Finding points on a curve where the tangent slope = 6

[dysania]

Homework Statement

Find the x values of the points on the curve f(x) = (x^3) + (3x^2) + 3x + 6 where the tangent has a slope equal to m = 6

Homework Equations

The Attempt at a Solution

This question was on an online quiz for my into calculus course... can't seem to wrap my head around it.

I differentiated:
f'(x) = 3(x^2) + 6x + 3

Set it equal to 6:

3(x^2) + 6x + 3 = 6

Then attempted to factor and solve for x, in different ways:

3(x^2) + 3x + 3x + 3 = 6
3x(x+1) + 3(x+1) = 6
(3x+3)(x+1) = 6
3x+3=6
x=(6-3)/3
x=1
x+1=6
x=5

I also tried:
3(x^2) + 6x + 3 = 6
3((x^2) + 2x + 1) = 6
3(x+1)(x+1) = 6
(x+1)(x+1) = 6/3
x+1 = 2
x = 1

Needless to say I got the problem wrong... the correct answers were given: -1 + sqrt(2), and -1 - sqrt(2).

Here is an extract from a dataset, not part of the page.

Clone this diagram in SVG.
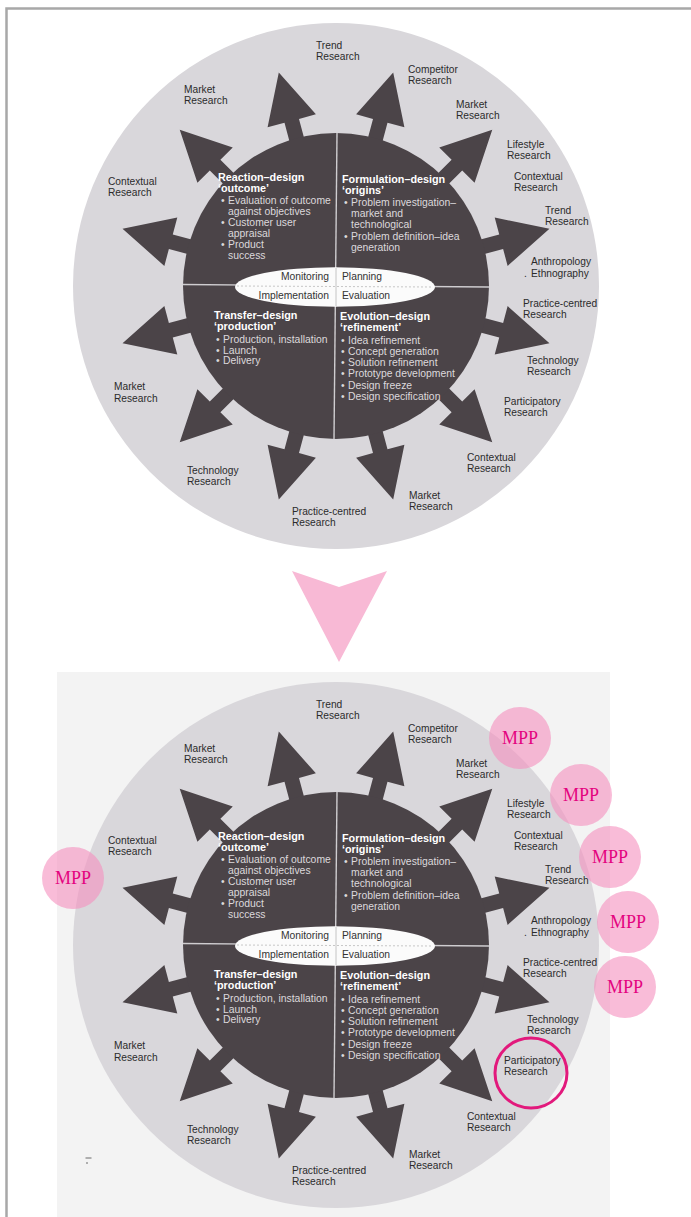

I would appreciate any kind of help or pointers... I just can't seem to get this straight. What am I missing??

 

[futurebird]

I have no idea what you are doing with that factoring! You can only factor when one side is set equal to zero. (Remember we can solve by factoring because ab=0 implies that a=0 or b=0 ... but ab=6 will NOT imply a=6 or b=6!)

You have:

6 = 3x^2 +6x +3

Set it equal to zero, like this:

0 = 3x^2 +6x - 3

But this will not factor... so, use the quadratic formula.

 

[dysania]

I have no idea what you are doing with that factoring! You can only factor when one side is set equal to zero. (Remember we can solve by factoring because ab=0 implies that a=0 or b=0 ... but ab=6 will NOT imply a=6 or b=6!)

You have:

6 = 3x^2 +6x +3

Set it equal to zero, like this:

0 = 3x^2 +6x - 3

But this will not factor... so, use the quadratic formula.

Thank you, I honestly had no idea what I was doing either. Appreciate the help.